The Federal Reserve interest-rate decision at 2:00 p.m. ET (with a February PPI consensus of +0.3%) is the primary market event; U.S. Treasury yields sit at 10yr 4.206%, 2yr 3.682% and 3mo 3.696%. Corporate catalysts include General Mills reporting (shares down 38% from Apr 2025 peak, dividend yield ~6.3%), Micron reporting after the close (shares up ~105% over three months), and updates from Disney and Netflix (each down ~20% and ~30% from recent highs, respectively). Credit-focused yields noted: FCOR 4.49%, SHYG 7.07%, JNK 6.64%, HYG 5.85% — relevant for income and duration positioning ahead of the Fed and PPI prints.

Analysis

The Fed/PPI nexus is the immediate market pivot: even a small upside surprise in goods inflation will raise the conditional probability of a later terminal-rate drift higher, steepening real yields and compressing long-duration equities that rely on steady margin expansion.
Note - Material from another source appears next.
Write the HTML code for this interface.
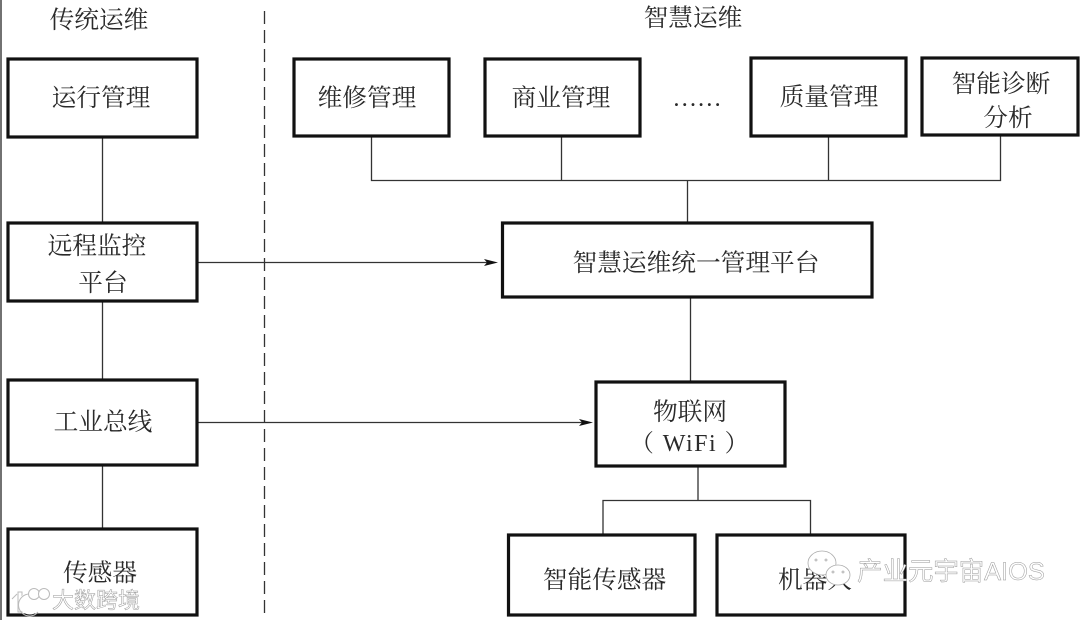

That dynamic favors cyclical, earnings-flexible names in the near term (who can reprice in a higher-rate environment) and penalizes growth names with concentrated forward cash flows unless they can prove persistent pricing power. At the company level, two non-obvious channels matter. First, consumer staples with high headline yields face asymmetric outcomes: either management defends the payout via working-capital discipline and SKU rationalization (good for multiple support) or they fund the dividend gap via asset sales or buyback pauses, which is credit-negative. Second, semi demand tied to AI hyperscalers creates lumpiness — order book strength today can flip to inventory destocking within one cycle if hyperscalers slow incremental server additions, producing rapid downside for highly levered, capex-heavy suppliers. Market structure and positioning amplify these moves: flow-sensitive instruments (high-yield ETFs, short-dated options, and levered tech ETFs) will exaggerate directional moves around macro prints and earnings. That creates asymmetric short-term opportunities to buy protected exposure into names where fundamentals are steady but sentiment is stretched, while using relative-value shorts in richly priced, momentum-led winners that lack durable cash-flow improvement.